* BEGIN Provided material *
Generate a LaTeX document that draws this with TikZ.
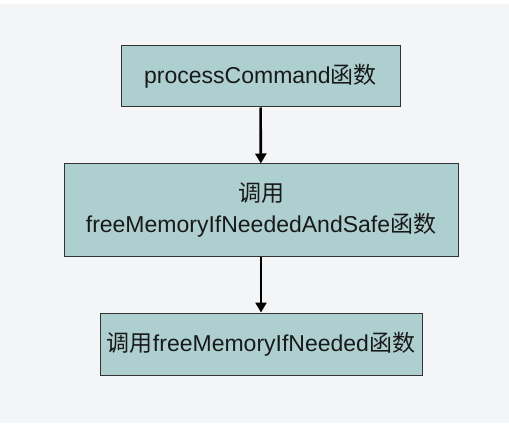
\documentclass[tikz,border=0pt]{standalone}
\usepackage{fontspec}
\setmainfont{Liberation Sans}
\newfontfamily\cjk{Noto Sans CJK SC}
\usetikzlibrary{arrows.meta}
\definecolor{bgc}{HTML}{F4F5F7}
\definecolor{boxc}{HTML}{AECFD0}
\definecolor{edgec}{HTML}{333333}
\begin{document}
\begin{tikzpicture}[x=1pt,y=-1pt,
  fbox/.style={draw=edgec,line width=1pt,fill=boxc,inner sep=0pt,align=center,
    text=black!90,font=\fontsize{23}{30.5}\selectfont},
  conn/.style={line width=2.6pt,-{Triangle[width=11pt,length=10pt]}}]
\useasboundingbox (0,0) rectangle (509,425);
\fill[white] (0,0) rectangle (509,425);
\fill[bgc] (0,4) rectangle (509,423);
\node[fbox,minimum width=279pt,minimum height=61pt] (a) at (260.5,76.5) {processCommand{\cjk 函数}};
\node[fbox,minimum width=394pt,minimum height=92pt] (b) at (261,210) {{\cjk 调用}\\freeMemoryIfNeededAndSafe{\cjk 函数}};
\node[fbox,minimum width=322pt,minimum height=62pt] (c) at (261,344) {{\cjk 调用}freeMemoryIfNeeded{\cjk 函数}};
\draw[conn] (a) -- (b);
\draw[conn] (b) -- (c);
\end{tikzpicture}
\end{document}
* END Provided material *
Set the pictures aside and transcribe the data above exactly.

- [Exercise response]:
Generate a LaTeX document that draws this with TikZ.
\documentclass[tikz,border=0pt]{standalone}
\usepackage{fontspec}
\setmainfont{Liberation Sans}
\newfontfamily\cjk{Noto Sans CJK SC}
\usetikzlibrary{arrows.meta}
\definecolor{bgc}{HTML}{F4F5F7}
\definecolor{boxc}{HTML}{AECFD0}
\definecolor{edgec}{HTML}{333333}
\begin{document}
\begin{tikzpicture}[x=1pt,y=-1pt,
  fbox/.style={draw=edgec,line width=1pt,fill=boxc,inner sep=0pt,align=center,
    text=black!90,font=\fontsize{23}{30.5}\selectfont},
  conn/.style={line width=2.6pt,-{Triangle[width=11pt,length=10pt]}}]
\useasboundingbox (0,0) rectangle (509,425);
\fill[white] (0,0) rectangle (509,425);
\fill[bgc] (0,4) rectangle (509,423);
\node[fbox,minimum width=279pt,minimum height=61pt] (a) at (260.5,76.5) {processCommand{\cjk 函数}};
\node[fbox,minimum width=394pt,minimum height=92pt] (b) at (261,210) {{\cjk 调用}\\freeMemoryIfNeededAndSafe{\cjk 函数}};
\node[fbox,minimum width=322pt,minimum height=62pt] (c) at (261,344) {{\cjk 调用}freeMemoryIfNeeded{\cjk 函数}};
\draw[conn] (a) -- (b);
\draw[conn] (b) -- (c);
\end{tikzpicture}
\end{document}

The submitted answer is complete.